Title: Racing the Beam: The Atari Video Computer System

Author: Ian Bogost

Publication Date: January 9, 2009

Publisher: The MIT Press

An accessible book about the Atari VCS as a platform. Co-authored with Nick Montfort.

Racing the Beam is a study of the most important early videogame console, the Atari Video Computer System (also known as the Atari VCS or the Atari 2600). Through its main example, the book provides unique insight into the role of underlying hardware and software systems in new media.

The Atari Video Computer System dominated the home videogame market so completely that “Atari” became the generic term for a videogame console. The Atari VCS was affordable and offered the flexibility of changeable cartridges. Nearly a thousand of these were created, the most significant of which established new techniques, mechanics, and even entire genres. This book offers a detailed and accessible study of this influential videogame console from both computational and cultural perspectives.

Studies of digital media have rarely investigated platforms–the systems underlying computing. This book (the first in a series of Platform Studies, also series edited by Bogost and Montfort) does so, developing a critical approach that examines the relationship between platforms and creative expression. The book covers the ancestry of the VCS (including Pong and the Atari Home Pong systems), the hardware design of the machine and its implications for creativity, and discusses many influential VCS games (Combat, Adventure, Pitfall, Pac-Man, and others). It is illustrated throught, and written to appeal to technically inclined general readers as well academics studying all sorts of creative work in digital media.
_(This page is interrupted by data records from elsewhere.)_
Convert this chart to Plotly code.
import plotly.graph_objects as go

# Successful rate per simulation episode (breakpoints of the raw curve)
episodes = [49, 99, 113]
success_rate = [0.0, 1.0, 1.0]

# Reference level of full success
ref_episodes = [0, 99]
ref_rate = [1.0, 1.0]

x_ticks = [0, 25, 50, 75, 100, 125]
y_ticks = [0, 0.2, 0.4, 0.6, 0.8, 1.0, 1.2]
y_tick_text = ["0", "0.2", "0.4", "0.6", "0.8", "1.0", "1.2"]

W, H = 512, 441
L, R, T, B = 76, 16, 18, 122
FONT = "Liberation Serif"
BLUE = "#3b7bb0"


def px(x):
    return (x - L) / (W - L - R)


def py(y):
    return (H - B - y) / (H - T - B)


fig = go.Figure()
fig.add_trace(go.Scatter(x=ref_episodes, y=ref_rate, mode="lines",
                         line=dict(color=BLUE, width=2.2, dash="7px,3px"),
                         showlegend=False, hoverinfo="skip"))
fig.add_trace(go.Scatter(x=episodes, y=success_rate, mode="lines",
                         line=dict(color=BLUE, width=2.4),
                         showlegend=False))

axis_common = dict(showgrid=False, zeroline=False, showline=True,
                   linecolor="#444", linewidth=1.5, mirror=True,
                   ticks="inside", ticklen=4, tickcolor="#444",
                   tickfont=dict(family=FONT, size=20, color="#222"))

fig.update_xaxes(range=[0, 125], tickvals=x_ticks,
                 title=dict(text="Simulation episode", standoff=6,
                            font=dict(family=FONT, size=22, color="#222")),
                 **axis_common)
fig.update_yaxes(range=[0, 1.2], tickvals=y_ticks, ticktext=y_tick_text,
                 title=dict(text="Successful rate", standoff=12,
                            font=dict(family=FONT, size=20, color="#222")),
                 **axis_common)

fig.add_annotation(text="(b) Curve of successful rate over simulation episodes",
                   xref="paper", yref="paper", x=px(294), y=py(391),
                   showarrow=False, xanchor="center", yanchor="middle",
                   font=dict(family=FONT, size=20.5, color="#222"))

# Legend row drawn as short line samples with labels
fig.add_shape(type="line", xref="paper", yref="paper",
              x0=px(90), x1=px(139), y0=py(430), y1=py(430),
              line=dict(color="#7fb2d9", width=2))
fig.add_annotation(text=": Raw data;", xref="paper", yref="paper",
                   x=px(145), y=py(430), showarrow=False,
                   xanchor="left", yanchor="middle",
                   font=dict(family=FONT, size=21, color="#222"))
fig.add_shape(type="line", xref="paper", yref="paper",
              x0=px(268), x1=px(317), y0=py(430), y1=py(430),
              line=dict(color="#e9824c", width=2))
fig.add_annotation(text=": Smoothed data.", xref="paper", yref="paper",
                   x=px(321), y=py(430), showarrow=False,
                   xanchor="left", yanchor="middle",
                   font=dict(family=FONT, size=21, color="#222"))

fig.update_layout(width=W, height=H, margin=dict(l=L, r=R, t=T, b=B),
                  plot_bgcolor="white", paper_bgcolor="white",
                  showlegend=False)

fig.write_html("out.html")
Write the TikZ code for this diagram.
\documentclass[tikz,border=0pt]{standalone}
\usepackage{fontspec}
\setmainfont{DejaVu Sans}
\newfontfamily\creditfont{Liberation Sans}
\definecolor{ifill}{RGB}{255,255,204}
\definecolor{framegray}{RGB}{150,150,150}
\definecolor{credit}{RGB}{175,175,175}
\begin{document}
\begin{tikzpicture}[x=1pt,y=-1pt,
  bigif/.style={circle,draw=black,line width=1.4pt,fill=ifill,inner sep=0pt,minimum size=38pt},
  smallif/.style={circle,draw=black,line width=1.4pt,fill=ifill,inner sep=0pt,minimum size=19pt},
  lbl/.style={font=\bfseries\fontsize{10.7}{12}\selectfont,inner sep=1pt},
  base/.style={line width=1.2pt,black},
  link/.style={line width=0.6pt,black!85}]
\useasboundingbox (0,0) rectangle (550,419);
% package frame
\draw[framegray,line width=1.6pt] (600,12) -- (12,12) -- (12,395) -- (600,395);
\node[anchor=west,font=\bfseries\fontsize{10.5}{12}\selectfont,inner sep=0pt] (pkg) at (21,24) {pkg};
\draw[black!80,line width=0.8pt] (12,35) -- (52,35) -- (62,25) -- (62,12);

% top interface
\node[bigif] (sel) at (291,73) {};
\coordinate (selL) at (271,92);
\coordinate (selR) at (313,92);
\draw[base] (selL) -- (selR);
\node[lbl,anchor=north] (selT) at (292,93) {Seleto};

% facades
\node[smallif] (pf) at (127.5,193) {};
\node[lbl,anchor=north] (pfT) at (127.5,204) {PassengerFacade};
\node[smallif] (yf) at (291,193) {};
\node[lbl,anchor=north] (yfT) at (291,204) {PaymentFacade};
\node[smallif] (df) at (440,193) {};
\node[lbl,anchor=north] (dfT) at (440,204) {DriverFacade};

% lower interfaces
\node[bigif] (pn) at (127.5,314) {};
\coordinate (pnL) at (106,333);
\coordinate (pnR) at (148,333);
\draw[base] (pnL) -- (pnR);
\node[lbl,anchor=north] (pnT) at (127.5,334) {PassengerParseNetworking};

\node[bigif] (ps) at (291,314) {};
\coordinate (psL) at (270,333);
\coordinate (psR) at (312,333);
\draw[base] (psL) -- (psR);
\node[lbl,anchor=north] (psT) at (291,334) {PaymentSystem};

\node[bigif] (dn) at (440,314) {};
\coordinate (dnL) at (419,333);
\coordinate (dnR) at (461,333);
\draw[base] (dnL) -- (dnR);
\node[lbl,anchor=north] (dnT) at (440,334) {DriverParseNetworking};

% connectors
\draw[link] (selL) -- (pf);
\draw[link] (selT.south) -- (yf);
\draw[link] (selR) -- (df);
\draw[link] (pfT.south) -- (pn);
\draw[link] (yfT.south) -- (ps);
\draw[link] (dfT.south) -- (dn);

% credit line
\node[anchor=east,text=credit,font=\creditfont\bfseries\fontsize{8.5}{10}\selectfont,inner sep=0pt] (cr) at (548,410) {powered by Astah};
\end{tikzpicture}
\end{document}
In the book, we describe the technical constraints and affordances of the system and track developments in programming, gameplay, interface, and aesthetics. Adventure, for example, was the first game to represent a virtual space larger than the screen by allowing the player to walk off one side into another space; and Star Wars: The Empire Strikes Back was an early instance of interaction between media properties and video games.

The Atari VCS — often considered merely a retro fetish object — is an essential part of the history of video games.